From April next year, the tax treatment of DC pensions will change, with different rules depending on how old the pensioner is when he or she dies.
- On death before age 75, a surviving beneficiary can take the remaining pension as a tax-free lump sum, as long as it is in a draw-down account or no funds have yet been withdrawn from it
- On death after age 75, the pension savings will be subject to the beneficiary’s marginal rate of income tax. However, if the beneficiary opts to take the whole pot as a lump sum, it will instead be subject to tax at 45%. The Government intends to consult about reducing the 45% rate to the beneficiary’s marginal rate by 2016/2017
It should be noted that the life-time allowance remains unchanged and the lifetime allowance charge would apply to any pension saving over the life-time allowance (currently GBP 1.25 million) on the death of a member.

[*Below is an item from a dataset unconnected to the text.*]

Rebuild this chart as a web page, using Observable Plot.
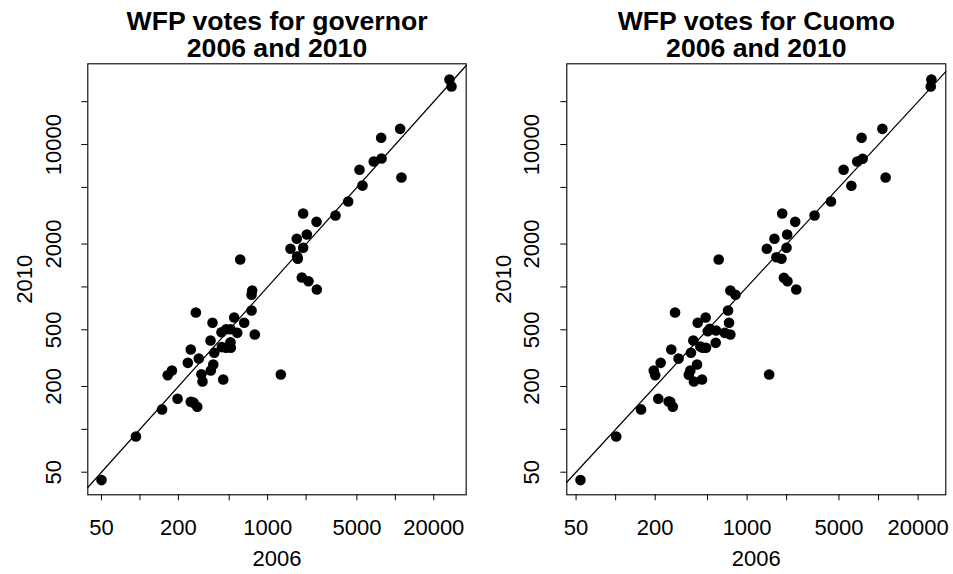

Defined benefit schemes and annuities are not affected by these new rules. This prompts the question: what will be the likely implications of relaxing the tax regime for these schemes? The Government has already announced plans to relax the treatment of “guarantees” in annuities and this latest announcement could force insurers to further innovate to ensure annuities are a viable option at retirement.
There could also be increased interest in transferring out, for example, among pensioners who have adult children. So far, demand for transfers-out from DB schemes has not quite lived up to expectations following the announcement on income drawdown in March, according to Mercer. Its Pensions Risk Survey tracked a slight rise in requests for quotations before a lull in the summer months. However, this change could encourage members without a surviving spouse, civil partner or dependant children – and for whom there may be no further benefits payable on death than a “five-year guarantee” – to consider transferring out to allow pension savings to be passed on.
Relaxing the treatment of pensions on death may also act as an incentive for more pension saving.